Word going around Malacañang corridors is that this young lawmaker is gearing up to play environmental hero. The pitch: get the President to declare a famous crater lake down south a protected eco-tourism zone, demand that a long-running perimeter road project be rerouted away from the shoreline, and push for a ban on big construction along the water’s edge.
Lovely sentiment. Except Tarsee’s sources who bothered to read this lawmaker’s own pending bill, the one meant to shore up protections for that very same lake, found something curious tucked into the buffer-zone section.
The measure mandated a strict no-build greenbelt hugging the shore, citing the area’s status as a permanent danger zone. A firm provision until you reach the “notwithstanding” clause, which quietly exempts one specific project from it: the same road that this lawmaker is now publicly demanding be moved.
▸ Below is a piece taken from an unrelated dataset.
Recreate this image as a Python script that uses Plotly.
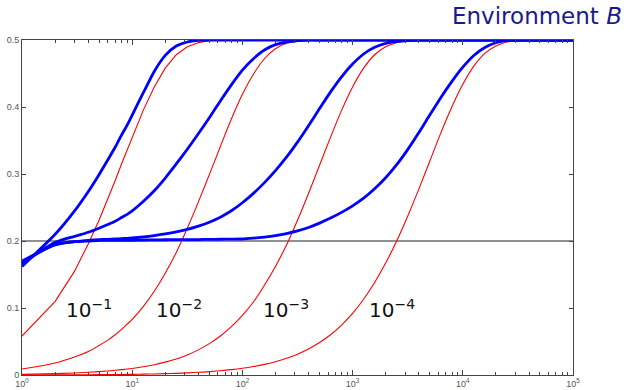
import plotly.graph_objects as go

# x sample points (time)
x_vals = [1, 2, 3, 4, 5, 6, 7, 8, 9, 10,
          12.59, 15.85, 19.95, 25.12, 31.62, 39.81, 50.12, 63.1, 79.43, 100,
          125.9, 158.5, 199.5, 251.2, 316.2, 398.1, 501.2, 631, 794.3, 1000,
          1259, 1585, 1995, 2512, 3162, 3981, 5012, 6310, 7943, 10000,
          12589, 15849, 19953, 25119, 31623, 39811, 50119, 63096, 79433, 100000]

red_1 = [0.058, 0.110, 0.155, 0.196, 0.231, 0.262, 0.290, 0.315, 0.336, 0.355,
         0.395, 0.430, 0.458, 0.478, 0.490, 0.496, 0.499, 0.5, 0.5, 0.5,
         0.5, 0.5, 0.5, 0.5, 0.5, 0.5, 0.5, 0.5, 0.5, 0.5,
         0.5, 0.5, 0.5, 0.5, 0.5, 0.5, 0.5, 0.5, 0.5, 0.5,
         0.5, 0.5, 0.5, 0.5, 0.5, 0.5, 0.5, 0.5, 0.5, 0.5]
red_2 = [0.009, 0.018, 0.027, 0.035, 0.044, 0.052, 0.060, 0.068, 0.076, 0.083,
         0.102, 0.125, 0.152, 0.183, 0.219, 0.258, 0.299, 0.341, 0.382, 0.419,
         0.449, 0.472, 0.487, 0.495, 0.498, 0.4996, 0.5, 0.5, 0.5, 0.5,
         0.5, 0.5, 0.5, 0.5, 0.5, 0.5, 0.5, 0.5, 0.5, 0.5,
         0.5, 0.5, 0.5, 0.5, 0.5, 0.5, 0.5, 0.5, 0.5, 0.5]
red_3 = [0.001, 0.002, 0.003, 0.004, 0.005, 0.006, 0.007, 0.008, 0.009, 0.0097,
         0.0122, 0.0153, 0.0192, 0.0240, 0.0300, 0.0375, 0.0468, 0.0582, 0.0721, 0.089,
         0.109, 0.134, 0.162, 0.194, 0.231, 0.271, 0.313, 0.355, 0.395, 0.430,
         0.458, 0.478, 0.490, 0.496, 0.499, 0.4998, 0.5, 0.5, 0.5, 0.5,
         0.5, 0.5, 0.5, 0.5, 0.5, 0.5, 0.5, 0.5, 0.5, 0.5]
red_4 = [0.0001, 0.0002, 0.0003, 0.0004, 0.0005, 0.0006, 0.0007, 0.0008, 0.0009, 0.001,
         0.0013, 0.0016, 0.0020, 0.0025, 0.0032, 0.0040, 0.0051, 0.0064, 0.0080, 0.0100,
         0.0126, 0.0158, 0.0199, 0.0249, 0.0311, 0.0388, 0.0484, 0.0601, 0.0745, 0.0919,
         0.113, 0.138, 0.167, 0.200, 0.237, 0.277, 0.319, 0.361, 0.400, 0.434,
         0.461, 0.480, 0.491, 0.497, 0.499, 0.4999, 0.5, 0.5, 0.5, 0.5]

blue_1 = [0.162, 0.210, 0.245, 0.274, 0.299, 0.321, 0.340, 0.358, 0.373, 0.388,
          0.421, 0.453, 0.477, 0.491, 0.497, 0.4995, 0.5, 0.5, 0.5, 0.5,
          0.5, 0.5, 0.5, 0.5, 0.5, 0.5, 0.5, 0.5, 0.5, 0.5,
          0.5, 0.5, 0.5, 0.5, 0.5, 0.5, 0.5, 0.5, 0.5, 0.5,
          0.5, 0.5, 0.5, 0.5, 0.5, 0.5, 0.5, 0.5, 0.5, 0.5]
blue_2 = [0.166, 0.198, 0.207, 0.213, 0.219, 0.2245, 0.2295, 0.235, 0.2398, 0.245,
          0.259, 0.275, 0.294, 0.315, 0.337, 0.360, 0.384, 0.409, 0.433, 0.455,
          0.472, 0.485, 0.493, 0.497, 0.499, 0.5, 0.5, 0.5, 0.5, 0.5,
          0.5, 0.5, 0.5, 0.5, 0.5, 0.5, 0.5, 0.5, 0.5, 0.5,
          0.5, 0.5, 0.5, 0.5, 0.5, 0.5, 0.5, 0.5, 0.5, 0.5]
blue_3 = [0.169, 0.195, 0.199, 0.201, 0.202, 0.2025, 0.203, 0.2035, 0.204, 0.2045,
          0.206, 0.208, 0.2105, 0.2135, 0.2173, 0.2221, 0.2281, 0.2356, 0.2451, 0.2571,
          0.2711, 0.2871, 0.3051, 0.3251, 0.3476, 0.3721, 0.3976, 0.4226, 0.4451, 0.4641,
          0.4791, 0.4891, 0.4951, 0.4981, 0.4991, 0.5, 0.5, 0.5, 0.5, 0.5,
          0.5, 0.5, 0.5, 0.5, 0.5, 0.5, 0.5, 0.5, 0.5, 0.5]
blue_4 = [0.170, 0.194, 0.199, 0.200, 0.201, 0.201, 0.201, 0.201, 0.201, 0.201,
          0.2015, 0.2017, 0.2019, 0.202, 0.202, 0.2022, 0.2024, 0.2026, 0.2028, 0.203,
          0.2042, 0.2058, 0.208, 0.211, 0.215, 0.2202, 0.2267, 0.2342, 0.2427, 0.2524,
          0.2639, 0.2779, 0.2944, 0.3139, 0.3364, 0.3614, 0.3879, 0.4139, 0.4379, 0.4594,
          0.4769, 0.4889, 0.4959, 0.4994, 0.5, 0.5, 0.5, 0.5, 0.5, 0.5]

threshold = 0.2
x_extent = [1, 100000]

rate_labels = ["10<sup>\u22121</sup>", "10<sup>\u22122</sup>",
               "10<sup>\u22123</sup>", "10<sup>\u22124</sup>"]
x_tickvals = [1, 10, 100, 1000, 10000, 100000]
x_ticktext = ["10<sup>0</sup>", "10<sup>1</sup>", "10<sup>2</sup>",
              "10<sup>3</sup>", "10<sup>4</sup>", "10<sup>5</sup>"]
y_tickvals = [0, 0.1, 0.2, 0.3, 0.4, 0.5]
y_ticktext = ["0", "0.1", "0.2", "0.3", "0.4", "0.5"]

fig = go.Figure()

fig.add_trace(go.Scatter(x=x_extent, y=[threshold, threshold], mode="lines",
                         line=dict(color="#222222", width=1.2), hoverinfo="skip"))

red_shapes = ["linear", "spline", "spline", "spline"]
for r, shp in zip([red_1, red_2, red_3, red_4], red_shapes):
    fig.add_trace(go.Scatter(x=x_vals, y=r, mode="lines", hoverinfo="skip",
                             line=dict(color="#ff0000", width=1.1, shape=shp)))
for b in [blue_1, blue_2, blue_3, blue_4]:
    fig.add_trace(go.Scatter(x=x_vals, y=b, mode="lines", hoverinfo="skip",
                             line=dict(color="#0000ff", width=2.8, shape="spline", smoothing=0.6)))

label_pos = [0.39, 1.207, 2.178, 3.14]
for txt, lx in zip(rate_labels, label_pos):
    fig.add_annotation(x=lx, y=0.098, xref="x", yref="y", text=txt, showarrow=False,
                       xanchor="left", yanchor="middle", borderpad=0,
                       font=dict(family="DejaVu Sans", size=20, color="#111111"))

fig.add_annotation(x=1.09, y=1.072, xref="paper", yref="paper",
                   text="Environment <i>B</i>", showarrow=False,
                   xanchor="right", yanchor="middle", borderpad=0,
                   font=dict(family="DejaVu Sans", size=23, color="#1a1a8c"))

axis_common = dict(showline=True, linecolor="#444444", linewidth=1, mirror="ticks",
                   ticks="inside", tickcolor="#444444", showgrid=False, zeroline=False,
                   automargin=False,
                   tickfont=dict(family="Liberation Sans", size=9, color="#555555"))

fig.update_xaxes(type="log", range=[0, 5], tickmode="array", tickvals=x_tickvals,
                 ticktext=x_ticktext, ticklen=5,
                 minor=dict(ticks="inside", ticklen=3, tickcolor="#444444", dtick="D1",
                            showgrid=False),
                 **axis_common)
fig.update_yaxes(range=[0, 0.5], tickmode="array", tickvals=y_tickvals,
                 ticktext=y_ticktext, ticklen=4, **axis_common)

fig.update_layout(
    width=627, height=390,
    margin=dict(l=22, r=54, t=40, b=15, autoexpand=False),
    plot_bgcolor="white", paper_bgcolor="white",
    showlegend=False, hovermode=False,
)

fig.write_html("out.html", config={"displayModeBar": False},
               post_script="document.body.style.margin='0';document.body.style.overflow='hidden';")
So which is it? Is the road a hazard that belongs nowhere near the coast, or is it a priority project that gets to skip the very rules being written into law in the same breath?
Families have backed tourism roads for generations, and it’s entirely possible that the thinking has evolved alongside the science.
But penning yourself a carve-out while striking a conservationist pose for the cameras is the kind of thing that raises eyebrows among locals who’ve watched this family’s name attached to that same stretch of asphalt for three generations running.
A volcano that’s been rumbling on and off all year tends to sharpen scrutiny like that.
Batangas residents would love an explanation, preferably before the next “notwithstanding” clause sneaks past somebody.